String is just a typedef for Vec<u8> with some extra convenience functions for working with UTF-8. There's nothing stopping anyone from just using Vec<u8> to handle non-UTF-8 data in their native format, nor stopping anyone from writing convenience types like String for other encodings.
Yeah right so Ruby effectively has just made a bunch of these (and done the hard work for you of defining how to convert between them and work with them all in similar ways), and the higher-level class which includes UTF8 and a whole bunch of others is called 'String'. Its really what you want from a high-level language - to just work with different encodings out of the box, but not have to convert to a standard interal type (like UTF8) to do so.
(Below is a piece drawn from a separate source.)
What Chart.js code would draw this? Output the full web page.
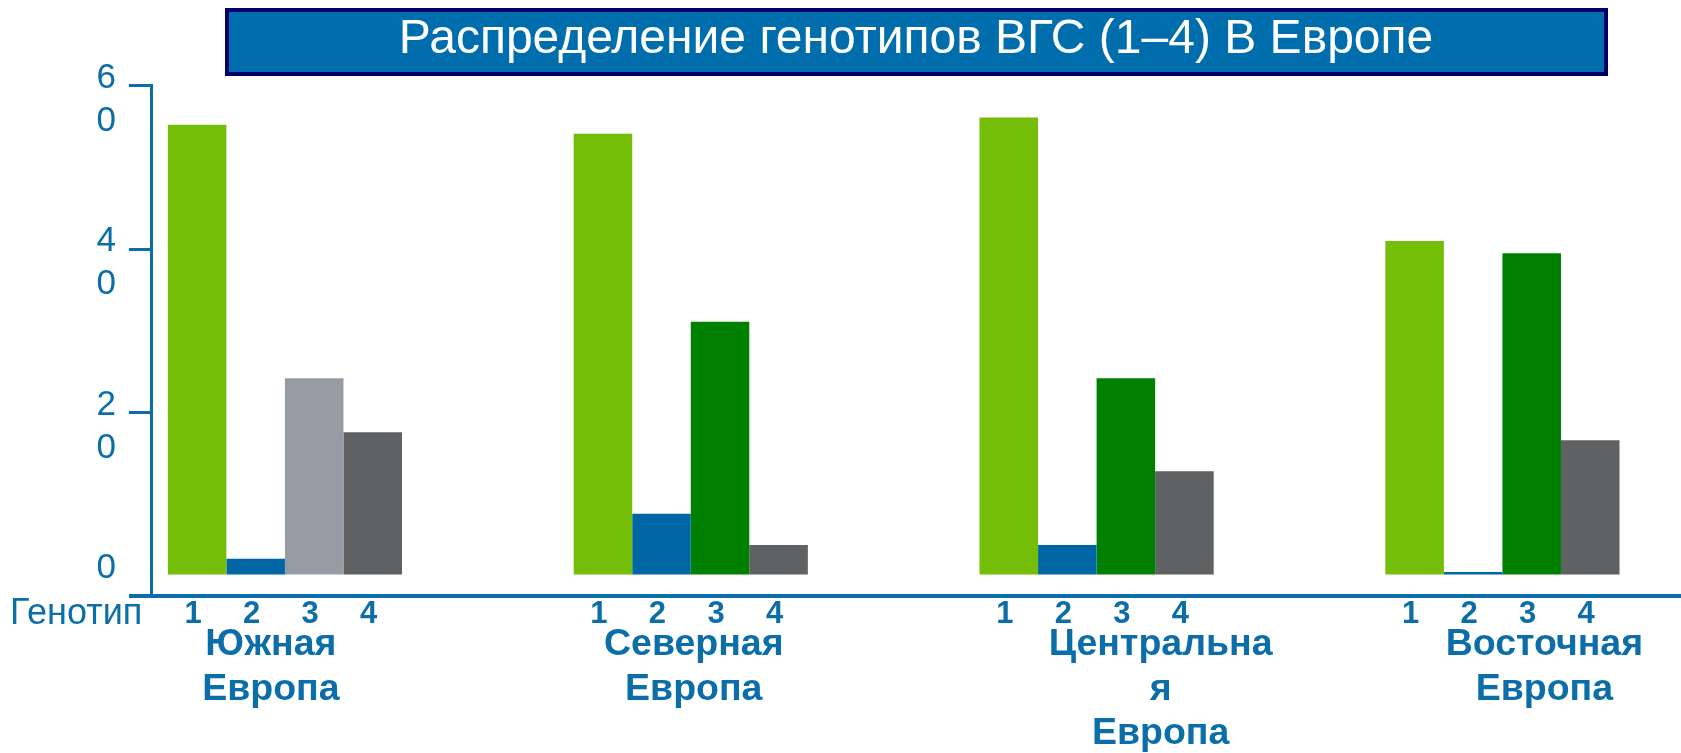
<!DOCTYPE html>
<html>
<head>
<meta charset="utf-8">
<script src="https://cdn.jsdelivr.net/npm/chart.js@4.4.1/dist/chart.umd.min.js"></script>
<style>
  html, body { margin: 0; padding: 0; background: #fff; }
  #wrap { width: 1681px; height: 753px; }
</style>
</head>
<body>
<div id="wrap"><canvas id="genotypes"></canvas></div>
<script>
const regions = [['Южная', 'Европа'], ['Северная', 'Европа'], ['Центральна', 'я', 'Европа'], ['Восточная', 'Европа']];
const genotypes = ['1', '2', '3', '4'];
const genotype1 = [55.2, 54.1, 56.1, 41.0];
const genotype2 = [2.1, 7.6, 3.8, 0.5];
const genotype3 = [24.2, 31.1, 24.2, 39.5];
const genotype4 = [17.6, 3.8, 12.8, 16.6];
const yTicks = [0, 20, 40, 60];

const blue = '#0b6ea8';
const font = '"Liberation Sans", Arial, sans-serif';
const yMin = -2.45;
// small sideways shift of the region names, as in the original slide
const regionNudge = [-14, 3, 64, 42];

const toPoints = vals => vals.map((v, i) => ({ x: i, y: v }));

const titleBox = {
  id: 'titleBox',
  beforeDraw(chart) {
    const ctx = chart.ctx;
    ctx.save();
    ctx.fillStyle = '#006eac';
    ctx.strokeStyle = '#000068';
    ctx.lineWidth = 4;
    ctx.fillRect(227, 10, 1379, 64);
    ctx.strokeRect(227, 10, 1379, 64);
    ctx.restore();
  }
};

const bottomLabels = {
  id: 'bottomLabels',
  afterDraw(chart) {
    const ctx = chart.ctx;
    const x = chart.scales.x;
    ctx.save();
    ctx.fillStyle = blue;
    ctx.textBaseline = 'middle';
    ctx.textAlign = 'center';
    ctx.font = 'bold 31px ' + font;
    chart.data.datasets.forEach((ds, di) => {
      chart.getDatasetMeta(di).data.forEach(bar => ctx.fillText(ds.label, bar.x - 4, 614));
    });
    ctx.textAlign = 'left';
    ctx.font = '36px ' + font;
    ctx.fillText('Генотип', 10, 614);
    ctx.textAlign = 'center';
    ctx.font = 'bold 37.5px ' + font;
    regions.forEach((lines, i) => {
      const cx = x.getPixelForValue(i) + regionNudge[i];
      lines.forEach((t, k) => ctx.fillText(t, cx, 645 + k * 44.5));
    });
    ctx.restore();
  }
};

new Chart(document.getElementById('genotypes'), {
  type: 'bar',
  data: {
    datasets: [
      { label: genotypes[0], data: toPoints(genotype1), backgroundColor: '#74be0a' },
      { label: genotypes[1], data: toPoints(genotype2), backgroundColor: '#0066a6' },
      { label: genotypes[2], data: toPoints(genotype3), backgroundColor: ['#959ca3', '#008000', '#008000', '#008000'] },
      { label: genotypes[3], data: toPoints(genotype4), backgroundColor: '#606163' }
    ]
  },
  options: {
    responsive: true,
    maintainAspectRatio: false,
    animation: false,
    categoryPercentage: 0.577,
    barPercentage: 1.0,
    layout: { padding: 0 },
    plugins: {
      legend: { display: false },
      tooltip: { enabled: false },
      title: {
        display: true,
        fullSize: false,
        text: 'Распределение генотипов ВГС (1–4) В Европе',
        color: '#ffffff',
        font: { family: font, size: 48, weight: 'normal' },
        padding: { top: 11, bottom: 17 }
      }
    },
    scales: {
      x: {
        type: 'linear',
        offset: false,
        min: -0.33,
        max: 3.44,
        afterBuildTicks: s => { s.ticks = regions.map((r, i) => ({ value: i })); },
        afterFit: s => { s.height = 157; },
        ticks: { display: false },
        grid: { display: false, offset: false },
        border: { color: blue, width: 4 }
      },
      y: {
        min: yMin,
        max: 60,
        afterBuildTicks: s => { s.ticks = [yMin].concat(yTicks).map(v => ({ value: v })); },
        afterFit: s => { s.width = 151; },
        ticks: {
          autoSkip: false,
          color: blue,
          padding: 13,
          labelOffset: 14,
          font: { family: font, size: 35, lineHeight: 1.23 },
          callback: v => v === yMin ? '' : (v === 0 ? ['0', ''] : String(v).split(''))
        },
        grid: {
          drawOnChartArea: false,
          tickLength: 22,
          color: c => c.tick && c.tick.value === 0 ? 'rgba(0,0,0,0)' : blue,
          lineWidth: c => c.tick && c.tick.value === yMin ? 4 : 3
        },
        border: { color: blue, width: 3 }
      }
    }
  },
  plugins: [titleBox, bottomLabels]
});
</script>
</body>
</html>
Well, it's hard to say, really. It depends on what you're doing. The benefit of converting to UTF-8 when making a string from bytes is that string operations have predictable performance, and strings have predictable memory-usage. But of course, you then have to pay the cost of converting to UTF-8.

On the other hand, if you just track the encoding in your string type, then you don't have to pay a conversion cost at the boundary, but each encoding will have different memory-usage and performance characteristics.